An overall muted color palette is used to offset the curated content at the store. All the incidental, residual elements intended as a backdrop, are hence rendered black with a no-sheen, black paint (called Blackboard) that is typically used in public schools to refresh the chalkboards. Another classic technique used to execute the matte black finish is the use of kajal polish (the Indian Kohl Pencil) to exploit the void-ness of black. The timber lattice defines the volume, with Distressed Zinc, aluminum inserts, and Blue Accents. Originally envisaged as a series of the traditional Indian ‘duhrrie’, representative of the Indian weaves, the floor is a hand-tufted carpet in Ecru and Blue with nine different tones of grey and knots. Running through both the horizontal and vertical surfaces, this carpet transforms into a blue rung ladder on one wall intended for display and blue niches on the other. The ladder is also a suggestion of the hut prototype of the simple ladder used in traditional huts to move to the top. The Blue carpet terminates into a blue niche at the end of the store, slightly off-centered, emphasizing the axis running right through. A threadwork installation (sutra- a remnant of textile weaves) at the front of the store in shades of blue (neel) and orange also makes a reference to the branding, terminating in the form of a woven wall at the extreme end.

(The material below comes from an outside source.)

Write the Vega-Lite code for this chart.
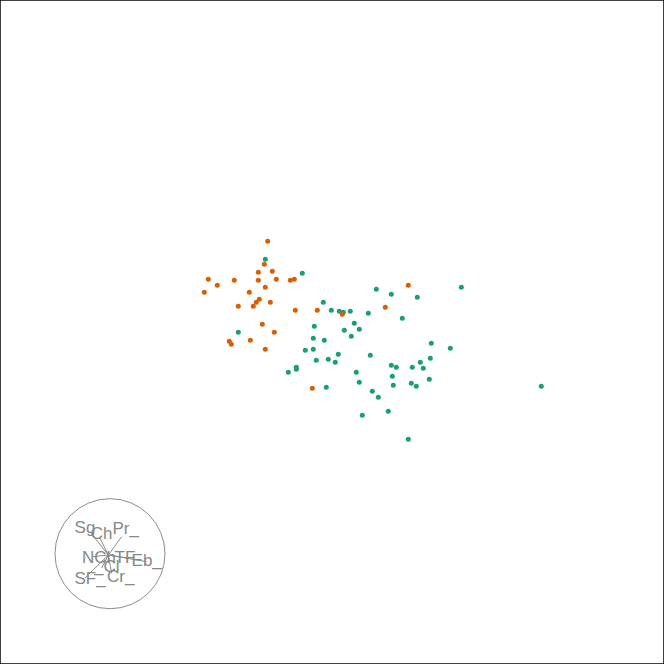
{
  "$schema": "https://vega.github.io/schema/vega-lite/v6.json",
  "width": 664,
  "height": 664,
  "autosize": {"type": "fit", "contains": "padding"},
  "padding": 0,
  "background": "white",
  "config": {"view": {"stroke": "black", "strokeWidth": 1.5}},
  "datasets": {
    "pts": [
      {"x": 265.3, "y": 404.7, "g": "B"},
      {"x": 302.3, "y": 390.7, "g": "B"},
      {"x": 238.3, "y": 331.7, "g": "B"},
      {"x": 376.3, "y": 374.7, "g": "B"},
      {"x": 391.3, "y": 369.7, "g": "B"},
      {"x": 417.3, "y": 366.7, "g": "B"},
      {"x": 461.3, "y": 376.7, "g": "B"},
      {"x": 323.3, "y": 361.7, "g": "B"},
      {"x": 331.3, "y": 353.7, "g": "B"},
      {"x": 339.3, "y": 352.7, "g": "B"},
      {"x": 343.3, "y": 351.7, "g": "B"},
      {"x": 350.3, "y": 352.7, "g": "B"},
      {"x": 368.3, "y": 350.7, "g": "B"},
      {"x": 402.3, "y": 345.7, "g": "B"},
      {"x": 314.3, "y": 337.7, "g": "B"},
      {"x": 354.3, "y": 340.7, "g": "B"},
      {"x": 344.3, "y": 333.7, "g": "B"},
      {"x": 359.3, "y": 334.7, "g": "B"},
      {"x": 351.3, "y": 327.7, "g": "B"},
      {"x": 313.3, "y": 325.7, "g": "B"},
      {"x": 324.3, "y": 323.7, "g": "B"},
      {"x": 431.3, "y": 320.7, "g": "B"},
      {"x": 450.3, "y": 315.7, "g": "B"},
      {"x": 305.3, "y": 313.7, "g": "B"},
      {"x": 313.3, "y": 314.7, "g": "B"},
      {"x": 338.3, "y": 309.7, "g": "B"},
      {"x": 370.3, "y": 308.7, "g": "B"},
      {"x": 430.3, "y": 305.7, "g": "B"},
      {"x": 316.3, "y": 303.7, "g": "B"},
      {"x": 328.3, "y": 304.7, "g": "B"},
      {"x": 335.3, "y": 301.7, "g": "B"},
      {"x": 420.3, "y": 301.7, "g": "B"},
      {"x": 391.3, "y": 298.7, "g": "B"},
      {"x": 396.3, "y": 296.7, "g": "B"},
      {"x": 412.3, "y": 296.7, "g": "B"},
      {"x": 423.3, "y": 295.7, "g": "B"},
      {"x": 288.3, "y": 291.7, "g": "B"},
      {"x": 296.3, "y": 296.7, "g": "B"},
      {"x": 296.3, "y": 294.7, "g": "B"},
      {"x": 356.3, "y": 291.7, "g": "B"},
      {"x": 392.3, "y": 287.7, "g": "B"},
      {"x": 429.3, "y": 284.7, "g": "B"},
      {"x": 359.3, "y": 281.7, "g": "B"},
      {"x": 393.3, "y": 278.7, "g": "B"},
      {"x": 411.3, "y": 280.7, "g": "B"},
      {"x": 416.3, "y": 277.7, "g": "B"},
      {"x": 541.3, "y": 277.7, "g": "B"},
      {"x": 326.3, "y": 276.7, "g": "B"},
      {"x": 372.3, "y": 272.7, "g": "B"},
      {"x": 378.3, "y": 266.7, "g": "B"},
      {"x": 388.3, "y": 252.7, "g": "B"},
      {"x": 362.3, "y": 248.7, "g": "B"},
      {"x": 408.3, "y": 224.7, "g": "B"},
      {"x": 267.7, "y": 422.7, "g": "A"},
      {"x": 264.3, "y": 399.7, "g": "A"},
      {"x": 258.3, "y": 391.7, "g": "A"},
      {"x": 272.3, "y": 392.7, "g": "A"},
      {"x": 208.3, "y": 384.7, "g": "A"},
      {"x": 217.3, "y": 378.7, "g": "A"},
      {"x": 234.3, "y": 383.7, "g": "A"},
      {"x": 258.3, "y": 383.7, "g": "A"},
      {"x": 276.3, "y": 384.7, "g": "A"},
      {"x": 290.3, "y": 383.7, "g": "A"},
      {"x": 294.3, "y": 384.7, "g": "A"},
      {"x": 204.3, "y": 371.7, "g": "A"},
      {"x": 249.3, "y": 371.7, "g": "A"},
      {"x": 265.3, "y": 376.7, "g": "A"},
      {"x": 259.3, "y": 364.7, "g": "A"},
      {"x": 256.3, "y": 361.7, "g": "A"},
      {"x": 253.3, "y": 357.7, "g": "A"},
      {"x": 270.3, "y": 361.7, "g": "A"},
      {"x": 238.3, "y": 357.7, "g": "A"},
      {"x": 295.3, "y": 353.7, "g": "A"},
      {"x": 317.3, "y": 353.7, "g": "A"},
      {"x": 342.3, "y": 349.7, "g": "A"},
      {"x": 262.3, "y": 339.7, "g": "A"},
      {"x": 274.3, "y": 331.7, "g": "A"},
      {"x": 250.3, "y": 323.7, "g": "A"},
      {"x": 229.3, "y": 322.7, "g": "A"},
      {"x": 231.3, "y": 319.7, "g": "A"},
      {"x": 265.3, "y": 314.7, "g": "A"},
      {"x": 312.3, "y": 275.7, "g": "A"},
      {"x": 408.3, "y": 378.7, "g": "A"},
      {"x": 385.3, "y": 356.7, "g": "A"}
    ],
    "circle": [{"x": 110, "y": 110.3}],
    "axes": [
      {"x": 108.3, "y": 109, "x2": 90, "y2": 132.3},
      {"x": 108.3, "y": 109, "x2": 100, "y2": 126},
      {"x": 108.3, "y": 109, "x2": 121.7, "y2": 127.3},
      {"x": 108.3, "y": 109, "x2": 146.7, "y2": 102.3},
      {"x": 108.3, "y": 109, "x2": 128, "y2": 106},
      {"x": 108.3, "y": 109, "x2": 85, "y2": 86},
      {"x": 108.3, "y": 109, "x2": 111.7, "y2": 90.7},
      {"x": 108.3, "y": 109, "x2": 93, "y2": 107.3},
      {"x": 108.3, "y": 109, "x2": 101.7, "y2": 96}
    ],
    "labels": [
      {"x": 85, "y": 136, "t": "Sg"},
      {"x": 101.7, "y": 130, "t": "Ch"},
      {"x": 125.7, "y": 135, "t": "Pr_"},
      {"x": 99, "y": 106, "t": "NCh"},
      {"x": 125, "y": 106.3, "t": "TF"},
      {"x": 146.7, "y": 103.3, "t": "Eb_"},
      {"x": 106.7, "y": 97, "t": "_Cl"},
      {"x": 90, "y": 85, "t": "SF_"},
      {"x": 120.7, "y": 87, "t": "Cr_"}
    ]
  },
  "layer": [
    {
      "data": {"name": "circle"},
      "mark": {"type": "point", "shape": "circle", "filled": false, "size": 12100, "stroke": "#8c8c8c", "strokeWidth": 1, "opacity": 1},
      "encoding": {
        "x": {"field": "x", "type": "quantitative", "scale": {"domain": [0, 664], "nice": false, "zero": false}, "axis": null},
        "y": {"field": "y", "type": "quantitative", "scale": {"domain": [0, 664], "nice": false, "zero": false}, "axis": null}
      }
    },
    {
      "data": {"name": "axes"},
      "mark": {"type": "rule", "stroke": "#8c8c8c", "strokeWidth": 1},
      "encoding": {
        "x": {"field": "x", "type": "quantitative", "scale": {"domain": [0, 664], "nice": false, "zero": false}, "axis": null},
        "y": {"field": "y", "type": "quantitative", "scale": {"domain": [0, 664], "nice": false, "zero": false}, "axis": null},
        "x2": {"field": "x2"},
        "y2": {"field": "y2"}
      }
    },
    {
      "data": {"name": "labels"},
      "mark": {"type": "text", "font": "Liberation Sans", "fontSize": 17, "fill": "#888888", "align": "center", "baseline": "middle"},
      "encoding": {
        "x": {"field": "x", "type": "quantitative", "scale": {"domain": [0, 664], "nice": false, "zero": false}, "axis": null},
        "y": {"field": "y", "type": "quantitative", "scale": {"domain": [0, 664], "nice": false, "zero": false}, "axis": null},
        "text": {"field": "t", "type": "nominal"}
      }
    },
    {
      "data": {"name": "pts"},
      "mark": {"type": "circle", "size": 25, "opacity": 1},
      "encoding": {
        "x": {"field": "x", "type": "quantitative", "scale": {"domain": [0, 664], "nice": false, "zero": false}, "axis": null},
        "y": {"field": "y", "type": "quantitative", "scale": {"domain": [0, 664], "nice": false, "zero": false}, "axis": null},
        "color": {"field": "g", "type": "nominal", "scale": {"domain": ["A", "B"], "range": ["#D95F02", "#1B9E77"]}, "legend": null}
      }
    }
  ]
}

Lighting is premeditated in a simplistic and flexible manner to accentuate the elements of the design process and the blackness of the residual elements. The primary intention is to light up the merchandise, whilst simultaneously exploiting light to enhance the volume of the store by rendering the floor and ceiling uniformly. The apparatus used allows for both functional lighting for the display and ambient light to render the roof materiality. Typically, retail stores have too many “light” punctures; At Neelsutra, the intent is to have a minimum intervention in a defined manner while creating a focus with color at the far end of the store. This also aids in the definition of the intersection of the church wall and the ceiling with an “imprint” of light from the top of the church wall. The high contrast of the display is minimized by generating ambient light with a row of deep, recessed fixtures that are finely concealed in the ridge of the roof. The self-contained track and up light allow for various levels of light to enhance the store, yet permit flexibility in display.
The experience of the hut section, the clarity of the plan together with the presence of an altar-like backdrop at the far end of the space render Neelsutra a unique, well-defined, progressive endeavor with a handcrafted approach in retail store design that is befitting to avant-garde India.